Las iniciativas de seguridad interior puestas a debate tienen signos ominosos. Por ejemplo, la presentada por la Diputada Tamayo y el Diputado Camacho, del PRI, casi con toda seguridad elaborada en la consejería jurídica de la Presidencia de la República, le otorga el mismo grado de reserva que la concedida a los temas de seguridad nacional a la información derivada de acciones de seguridad interior, con lo que se resguardaría del escrutinio civil a los actos de los militares. Esa no es la ruta que llevará a México a tener unos cuerpos de seguridad eficaces al tiempo que apegados en su actuación al orden jurídico y al respeto de las garantías procesales.
Como toda persona, los militares tienen derecho a la presunción de inocencia: no se trata de acusarlos genéricamente y sin pruebas de violadores sistemáticos de los derechos humanos. Sin embargo, como servidores públicos en una democracia constitucional, deben estar abiertos al escrutinio social y deben rendir cuentas de sus actos; más cuando están interviniendo en tareas expresamente reservadas en la Constitución a los cuerpos civiles. Así, no pueden exigir lealtad más allá de la razón, simplemente envueltas en la bandera del patriotismo que los coloque por encima de toda duda.

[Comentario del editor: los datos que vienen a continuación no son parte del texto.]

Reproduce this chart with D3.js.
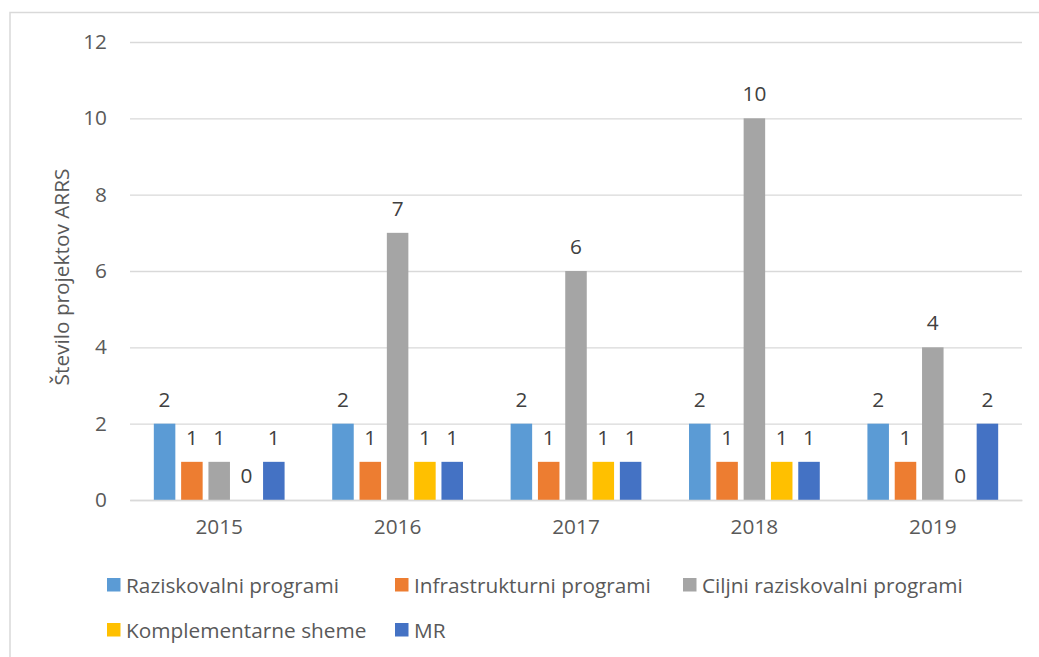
<!DOCTYPE html>
<html><head><meta charset="utf-8">
<script src="https://cdn.jsdelivr.net/npm/d3@7"></script>
<style>body{margin:0;background:#fff}svg{display:block}text{font-family:"Open Sans",sans-serif}</style>
</head><body><svg id="c" width="1039" height="657"></svg>
<script>
const categories = ["2015","2016","2017","2018","2019"];
const seriesNames = ["Raziskovalni programi","Infrastrukturni programi","Ciljni raziskovalni programi","Komplementarne sheme","MR"];
const raziskovalni = [2,2,2,2,2];
const infrastrukturni = [1,1,1,1,1];
const ciljni = [1,7,6,10,4];
const komplementarne = [0,1,1,1,0];
const mr = [1,1,1,1,2];
const yTicks = [0,2,4,6,8,10,12];
const colors = ["#5B9BD5","#ED7D31","#A5A5A5","#FFC000","#4472C4"];
const allSeries = [raziskovalni,infrastrukturni,ciljni,komplementarne,mr];
const FS = "20.8px";

const svg = d3.select("#c");
svg.append("rect").attr("x",10).attr("y",12.5).attr("width",1040).attr("height",700)
  .attr("fill","none").attr("stroke","#d9d9d9").attr("stroke-width",1.5);

const pL=130,pR=1022,pT=42,pB=500;
const y = d3.scaleLinear().domain([0,12]).range([pB,pT]);
const x0 = d3.scaleBand().domain(categories).range([pL,pR]).paddingInner(0.267).paddingOuter(0.1335);
const x1 = d3.scaleBand().domain(seriesNames).range([0,x0.bandwidth()]).paddingInner(0.212).paddingOuter(0);

const yAxis = d3.axisLeft(y).tickValues(yTicks).tickSize(-(pR-pL)).tickPadding(23);
const ga = svg.append("g").attr("transform",`translate(${pL},0)`).call(yAxis);
ga.select(".domain").remove();
ga.selectAll(".tick line").attr("stroke","#d9d9d9").attr("stroke-width",1.3);
ga.selectAll(".tick text").attr("fill","#595959").style("font-size",FS).style("font-family","Open Sans");

const data = [];
categories.forEach((c,i)=>seriesNames.forEach((s,j)=>data.push({c,s,j,v:allSeries[j][i]})));

svg.append("g").selectAll("rect").data(data).join("rect")
  .attr("x",d=>x0(d.c)+x1(d.s)).attr("width",x1.bandwidth())
  .attr("y",d=>y(d.v)).attr("height",d=>y(0)-y(d.v)).attr("fill",d=>colors[d.j]);

svg.append("g").selectAll("text").data(data).join("text")
  .attr("x",d=>x0(d.c)+x1(d.s)+x1.bandwidth()/2).attr("y",d=>y(d.v)-17)
  .attr("text-anchor","middle").attr("fill","#404040").style("font-size",FS).text(d=>d.v);

const xAxis = d3.axisBottom(x0).tickSize(0).tickPadding(19);
const gx = svg.append("g").attr("transform",`translate(0,${pB})`).call(xAxis);
gx.select(".domain").attr("stroke","#d9d9d9").attr("stroke-width",1.3);
gx.selectAll(".tick text").attr("fill","#595959").style("font-size",FS).style("font-family","Open Sans");

svg.append("text").attr("transform",`translate(69,${(pT+pB)/2+6}) rotate(-90)`)
  .attr("text-anchor","middle").attr("fill","#595959").style("font-size",FS).text("Število projektov ARRS");

const legPos = [[107,585],[395,585],[683,585],[107,630],[395,630]];
const lg = svg.append("g").selectAll("g").data(seriesNames).join("g")
  .attr("transform",(d,i)=>`translate(${legPos[i][0]},${legPos[i][1]})`);
lg.append("rect").attr("x",0).attr("y",-7).attr("width",13.5).attr("height",13.5).attr("fill",(d,i)=>colors[i]);
lg.append("text").attr("x",19).attr("y",7.5).attr("fill","#595959").style("font-size",FS).text(d=>d);
</script></body></html>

Que salgan los militares a descalificar a los críticos, como si de simples afrentas a su honor se tratara, es un signo ominoso que señala un retroceso respecto al avance histórico de su subordinación al poder civil alcanzada hace más de siete décadas. Más cuando lo que se intuye detrás de la salida pública es una intervención velada en el debate político electoral que comienza. Desde luego se muestra un poder civil debilitado y omiso, incapaz de cumplir con sus responsabilidades en materia de seguridad, pues a final de cuentas, las fuerzas armadas no han hecho otra cosa que seguir las órdenes de su jefe supremo, entrampado en la continuación de una estrategia de política pública evidentemente fallida y que empieza a pasarle la factura a todos los involucrados en ella.